Our patients who suffer from the most chronic and disabling psychotic conditions have been dispossessed of humane treatment settings. They now fill acute inpatient wards or, worse, live in unsupported hostels or on the street. These patients need secure, stable clinically supervised accommodation with embedded rehabilitation, recovery and social services. Our College must fight for the establishment of these facilities to enable these patients to live in dignity and hope.
Continuing professional development (CPD) is facing challenges that will impact the working lives of all psychiatrists. The Medical Board of Australia is stipulating coercive changes that will require doctors to spend substantial time completing bureaucratic tasks that have no relevance to the professional development needs of individual psychiatrists.
The Medical Board provides little evidence to support its proposals to limit the choice of CPD activities and to force doctors to its mandated model. The Board’s proposals are unreasonable and will not lead to improved physician knowledge and skills, or better patient outcomes.
Our College does not seem to acknowledge the compliance costs (time and money) of ever-increasing CPD demands on private practitioners in comparison to salaried psychiatrists who can meet these requirements within their employment contracts and regular salaries. The College needs to work harder to engage with its members so the CPD program can be a flexible and relevant activity for all members of the College, including those in private practice.
The College needs to question the Medical Board about the evidence base for its proposed changes. Our College should defend our successful current CPD program that emphasises the individual professional needs of psychiatrists, provides a wide variety of CPD activities, and encourages peer review groups and support, rather than just meekly appeasing the Medical Board by sacrificing the psychiatrist-focused CPD needs of our College members.
The College Board needs a diversity of opinion and experience. Board members with experience in private practice are needed as the majority of Australian members of the College are in private practice. Board Directors need to be independent voices representing psychiatrists and their patients, not the policies of their employers.
These challenges are not insurmountable. But they will require bold and fresh ideas.
I believe I have the experience and energy to work with the College Board to meet these challenges.
I have a broad experience in different workplace settings including senior academic positions, directing federal and state public health services, and working in private practice (see CV). I am currently in independent private practice.
As well as providing direct patient care, I have implemented primary, secondary and tertiary prevention strategies in psychiatry, and contributed to public policy development and decision-making.

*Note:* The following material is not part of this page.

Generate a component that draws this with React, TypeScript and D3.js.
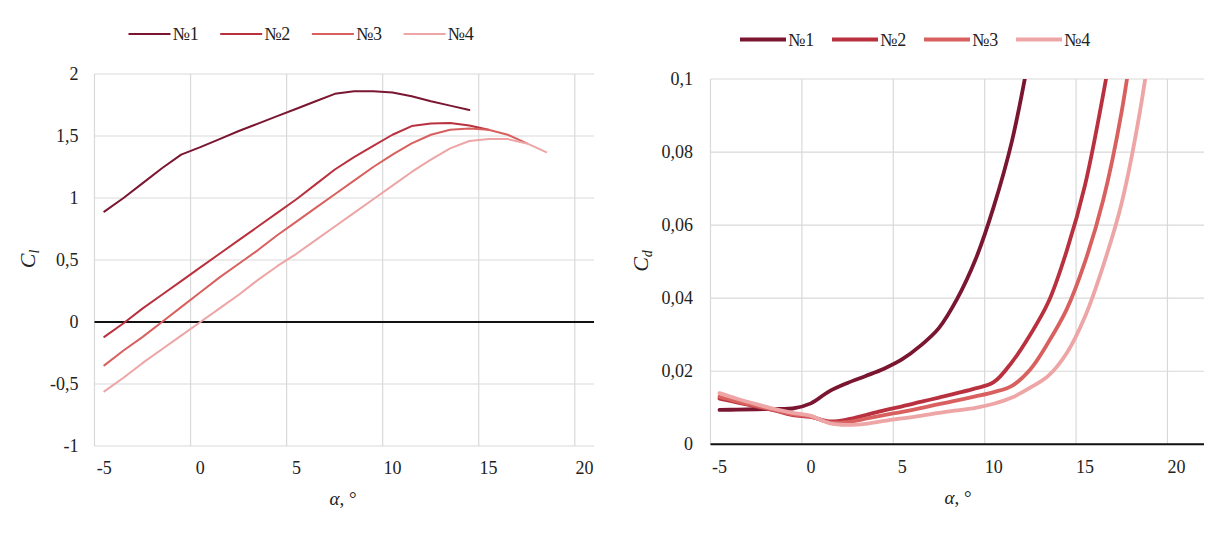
import { useEffect, useRef } from "react";
import * as d3 from "d3";

// angle of attack, degrees (shared by all series, each series uses its first n values)
const alphaDeg = [-5, -4, -3, -2, -1, 0, 1, 2, 3, 4, 5, 6, 7, 8, 9, 10, 11, 12, 13, 14, 15, 16, 17, 18, 19];

const seriesNames = ["№1", "№2", "№3", "№4"];
const seriesColors = ["#7b1631", "#b9313f", "#d8605f", "#eda5a5"];

// lift coefficient Cl
const cl1 = [0.89, 1.0, 1.12, 1.24, 1.35, 1.41, 1.475, 1.54, 1.6, 1.66, 1.72, 1.78, 1.84, 1.86, 1.86, 1.85, 1.82, 1.78, 1.745, 1.71];
const cl2 = [-0.12, -0.01, 0.11, 0.22, 0.33, 0.44, 0.55, 0.66, 0.77, 0.88, 0.99, 1.11, 1.23, 1.33, 1.42, 1.51, 1.58, 1.6, 1.605, 1.585, 1.55];
const cl3 = [-0.35, -0.23, -0.12, 0.0, 0.12, 0.24, 0.36, 0.47, 0.58, 0.7, 0.81, 0.92, 1.03, 1.14, 1.25, 1.35, 1.44, 1.51, 1.55, 1.56, 1.55, 1.51, 1.44];
const cl4 = [-0.56, -0.45, -0.33, -0.22, -0.11, 0.0, 0.11, 0.22, 0.34, 0.45, 0.55, 0.66, 0.77, 0.88, 0.99, 1.1, 1.21, 1.31, 1.4, 1.46, 1.475, 1.475, 1.44, 1.37];

// drag coefficient Cd
const cd1 = [0.0094, 0.0095, 0.0096, 0.0097, 0.0098, 0.0112, 0.0145, 0.0168, 0.0187, 0.0207, 0.0233, 0.027, 0.0318, 0.0398, 0.0505, 0.065, 0.083, 0.108];
const cd2 = [0.0125, 0.0114, 0.0103, 0.0093, 0.008, 0.0075, 0.0063, 0.0068, 0.008, 0.0093, 0.0104, 0.0116, 0.0128, 0.014, 0.0153, 0.017, 0.0225, 0.03, 0.039, 0.053, 0.071, 0.096, 0.125];
const cd3 = [0.013, 0.0117, 0.0105, 0.0094, 0.0082, 0.0076, 0.006, 0.0061, 0.007, 0.008, 0.0089, 0.0099, 0.011, 0.012, 0.0131, 0.0143, 0.016, 0.0205, 0.028, 0.037, 0.05, 0.067, 0.091, 0.125];
const cd4 = [0.014, 0.0124, 0.011, 0.0097, 0.0086, 0.0078, 0.0058, 0.0053, 0.0056, 0.0064, 0.0071, 0.0078, 0.0086, 0.0093, 0.01, 0.0111, 0.0128, 0.0155, 0.0188, 0.025, 0.035, 0.049, 0.066, 0.091, 0.125];

const xTicks = [-5, 0, 5, 10, 15, 20];
const clTicks = [-1, -0.5, 0, 0.5, 1, 1.5, 2];
const clTickLabels = ["-1", "-0,5", "0", "0,5", "1", "1,5", "2"];
const cdTicks = [0, 0.02, 0.04, 0.06, 0.08, 0.1];
const cdTickLabels = ["0", "0,02", "0,04", "0,06", "0,08", "0,1"];

const FONT = `"Liberation Serif", "DejaVu Serif", serif`;
const GRID = "#d9d9d9";
const TEXT = "#222";

type PanelOpts = {
  id: string;
  left: number;
  right: number;
  top: number;
  bottom: number;
  xMax: number;
  yDomain: [number, number];
  yTicks: number[];
  yLabels: string[];
  yLabelX: number;
  xLabelY: number;
  series: number[][];
  lineWidth: number;
  shift: number; // data & x labels sit a bit right of the gridlines in the original
  curve: d3.CurveFactory;
  legend: { x0: number; y: number; len: number; step: number; width: number };
  yTitle: { x: number; y: number; sub: string };
  xTitle: { x: number; y: number };
};

function drawPanel(svg: d3.Selection<SVGSVGElement, unknown, null, undefined>, o: PanelOpts) {
  const x = d3.scaleLinear().domain([-5, o.xMax]).range([o.left, o.right]);
  const y = d3.scaleLinear().domain(o.yDomain).range([o.bottom, o.top]);

  const g = svg.append("g");

  // gridlines
  g.selectAll("line.vgrid")
    .data(xTicks)
    .join("line")
    .attr("x1", (d) => x(d))
    .attr("x2", (d) => x(d))
    .attr("y1", o.top)
    .attr("y2", o.bottom)
    .attr("stroke", GRID)
    .attr("stroke-width", 1.2);

  g.selectAll("line.hgrid")
    .data(o.yTicks)
    .join("line")
    .attr("x1", o.left)
    .attr("x2", o.right)
    .attr("y1", (d) => y(d))
    .attr("y2", (d) => y(d))
    .attr("stroke", GRID)
    .attr("stroke-width", 1.2);

  // zero line
  g.append("line")
    .attr("x1", o.left)
    .attr("x2", o.right)
    .attr("y1", y(0))
    .attr("y2", y(0))
    .attr("stroke", "#111")
    .attr("stroke-width", 2);

  // tick labels
  g.selectAll("text.xt")
    .data(xTicks)
    .join("text")
    .attr("x", (d) => x(d) + o.shift)
    .attr("y", o.xLabelY)
    .attr("text-anchor", "middle")
    .style("font-family", FONT)
    .attr("font-size", 18)
    .attr("fill", TEXT)
    .text((d) => String(d));

  g.selectAll("text.yt")
    .data(o.yTicks)
    .join("text")
    .attr("x", o.yLabelX)
    .attr("y", (d) => y(d) + 6)
    .attr("text-anchor", "end")
    .style("font-family", FONT)
    .attr("font-size", 18)
    .attr("fill", TEXT)
    .text((_, i) => o.yLabels[i]);

  // series
  const clip = g.append("clipPath").attr("id", `clip-${o.id}`);
  clip.append("rect").attr("x", 0).attr("y", o.top).attr("width", 1229).attr("height", o.bottom - o.top + 10);

  const line = d3
    .line<[number, number]>()
    .x((d) => x(d[0]))
    .y((d) => y(d[1]))
    .curve(o.curve);

  g.append("g")
    .attr("clip-path", `url(#clip-${o.id})`)
    .append("g")
    .attr("transform", `translate(${o.shift},0)`)
    .selectAll("path")
    .data(o.series)
    .join("path")
    .attr("d", (vals) => line(vals.map((v, i) => [alphaDeg[i], v] as [number, number])))
    .attr("fill", "none")
    .attr("stroke", (_, i) => seriesColors[i])
    .attr("stroke-width", o.lineWidth)
    .attr("stroke-linejoin", "round")
    .attr("stroke-linecap", "round");

  // legend
  const lg = g.append("g");
  seriesNames.forEach((name, i) => {
    const lx = o.legend.x0 + i * o.legend.step;
    lg.append("line")
      .attr("x1", lx)
      .attr("x2", lx + o.legend.len)
      .attr("y1", o.legend.y)
      .attr("y2", o.legend.y)
      .attr("stroke", seriesColors[i])
      .attr("stroke-width", o.legend.width);
    lg.append("text")
      .attr("x", lx + o.legend.len + 2)
      .attr("y", o.legend.y + 6)
      .style("font-family", FONT)
      .attr("font-size", 18)
      .attr("fill", TEXT)
      .text(name);
  });

  // axis titles
  const yt = g
    .append("text")
    .attr("transform", `translate(${o.yTitle.x},${o.yTitle.y}) rotate(-90)`)
    .attr("text-anchor", "middle")
    .style("font-family", FONT)
    .attr("font-size", 22)
    .attr("fill", TEXT);
  yt.append("tspan").attr("font-style", "italic").text("C");
  yt.append("tspan").attr("font-style", "italic").attr("font-size", 14).attr("dy", 4).text(o.yTitle.sub);

  const xt = g
    .append("text")
    .attr("x", o.xTitle.x)
    .attr("y", o.xTitle.y)
    .attr("text-anchor", "middle")
    .style("font-family", FONT)
    .attr("font-size", 19)
    .attr("fill", TEXT);
  xt.append("tspan").attr("font-style", "italic").text("α");
  xt.append("tspan").text(", °");
}

export default function App() {
  const svgRef = useRef<SVGSVGElement | null>(null);

  useEffect(() => {
    if (!svgRef.current) return;
    const svg = d3.select(svgRef.current);
    svg.selectAll("*").remove();

    drawPanel(svg, {
      id: "cl",
      left: 94.5,
      right: 594,
      top: 74,
      bottom: 446,
      xMax: 21,
      yDomain: [-1, 2],
      yTicks: clTicks,
      yLabels: clTickLabels,
      yLabelX: 78.5,
      xLabelY: 474,
      series: [cl1, cl2, cl3, cl4],
      lineWidth: 2,
      shift: 9.8,
      curve: d3.curveLinear,
      legend: { x0: 128.5, y: 34, len: 42, step: 91.7, width: 2.2 },
      yTitle: { x: 35, y: 259, sub: "l" },
      xTitle: { x: 343, y: 505 },
    });

    drawPanel(svg, {
      id: "cd",
      left: 710.5,
      right: 1204,
      top: 79,
      bottom: 444.3,
      xMax: 22,
      yDomain: [0, 0.1],
      yTicks: cdTicks,
      yLabels: cdTickLabels,
      yLabelX: 693,
      xLabelY: 473,
      series: [cd1, cd2, cd3, cd4],
      lineWidth: 3.8,
      shift: 9,
      curve: d3.curveCatmullRom,
      legend: { x0: 740, y: 39.5, len: 46, step: 92, width: 4 },
      yTitle: { x: 648, y: 261, sub: "d" },
      xTitle: { x: 958, y: 504 },
    });
  }, []);

  return (
    <svg
      ref={svgRef}
      width={1229}
      height={533}
      style={{ position: "absolute", left: 0, top: 0, background: "#fff", fontFamily: FONT }}
    />
  );
}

Throughout my career, I have been deeply involved in teaching, training, research and scholarship. I have demonstrated excellence in the field of veterans’ mental health and memory/cognitive disorders.
My personal style is characterised by cooperation with and encouragement of others, carefulness, thoroughness, and persistence.
I have worked in senior leadership positions with other medical associations and organisations (the Pacific Rim College of Psychiatrists, the Australian Medical Association Queensland Branch, the National Association of Practising Psychiatrists, the Australian and New Zealand Mental Health Association, and the Gold Coast Medical Association). I have relevant management experience working on the boards of these organisations that will translate well into what is needed by the College Board.
I have worked with the College over many years in the state branches and as chair of the Bi-National Continuing Professional Development Committee.
Please join with me in making our College Board more responsive to our members and more effective in the field of mental health. Please take time to vote in this election. I would very much appreciate your support.